My Security Strategy: The "Third Way"

Over the last two weeks I listened to and watched all of the hearings related to the OPM breach. During the exchanges between the witnesses and legislators, I noticed several themes. One presented the situation facing OPM (and other Federal agencies) as confronting the following choice:

You can either 1) "secure your network," which is very difficult and going to "take years," due to "years of insufficient investment," or 2) suffer intrusions and breaches, which is what happened to OPM.

This struck me as an odd dichotomy. The reasoning appeared to be that because OPM did not make "sufficient investment" in security, a breach was the result.

In other words, if OPM had "sufficiently invested" in security, they would not have suffered a breach.

I do not see the situation in this way, for two main reasons.

First, there is a difference between an "intrusion" and a "breach." An intrusion is unauthorized access to a computing resource. A breach is the theft, alteration, or destruction of that computing resource, following an intrusion.

It therefore follows that one can suffer an intrusion, but not suffer a breach.

One can avoid a breach following an intrusion if the security team can stop the adversary before he accomplishes his mission.

Second, there is no point at which any network is "secure," i.e., intrusion-proof. It is more likely one could operate a breach-proof network, but that is not completely attainable, either.

Still, the most effective strategy is a combination of preventing as many intrusions as possible, complemented by an aggressive detection and response operation that improves the chances of avoiding a breach, or at least minimizes the impact of a breach.

This is why I call "detection and response" the "third way" strategy. The first way, "secure your network" by making it "intrusion-proof," is not possible. The second way, suffer intrusions and breaches, is not acceptable. Therefore, organizations should implement a third way strategy that stops as many intrusions as possible, but detects and responds to those intrusions that do occur, prior to their progression to breach status.


Sylvain Gil said…
I'm not sure the hearings had an audience that would have been receptive to the prevention vs. detection and response debate. "secure your network" is generic enough to include both types of solutions, as well as the relevant personnel.

In any case the part that has me cringing is the consolidation of intelligence agencies' records into an infrastructure that clearly was not designed or funded to keep them safe.

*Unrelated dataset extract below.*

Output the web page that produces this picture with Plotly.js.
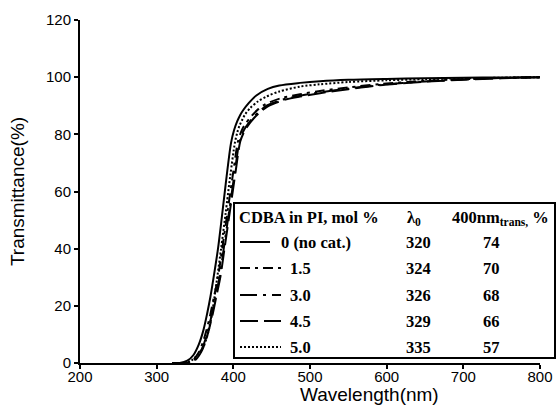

There was apparently some push back against this initiative, someone just made the wrong decision.
Unknown said…
I agree with this approach to network security. We should not only focus on preventing intrusions, but identifying them as well so that we may avoid the "breaches".
Ryan G. said…
I want to print this out and leave a copy on my CISO's desk.
Perullo said…
I enjoyed your talk on Tuesday and read this blog entry while following up on some notes. You assert definitions for intrusion and breach here. Are those based on some external standard, just asserted for the sake of the article, or are you trying to sneakily fool us all into accepting them moving forward? If it is the latter, I am totally on board and will sign up right away. We could use some definitions of many of the terms we float around so loosely. "Breach" has been especially abused in British English where it is attached to the most insignificant event. "Yes I wanted to follow up about the spellcheck breach". I like your definitions and will happily sign up, but I just wanted to confirm they are yours.
If successful, I'll try your approach to creating a definition for "cyber" next.
Thanks for your comment. I haven't checked my breach - intrusion definitions against anything already out there, yet.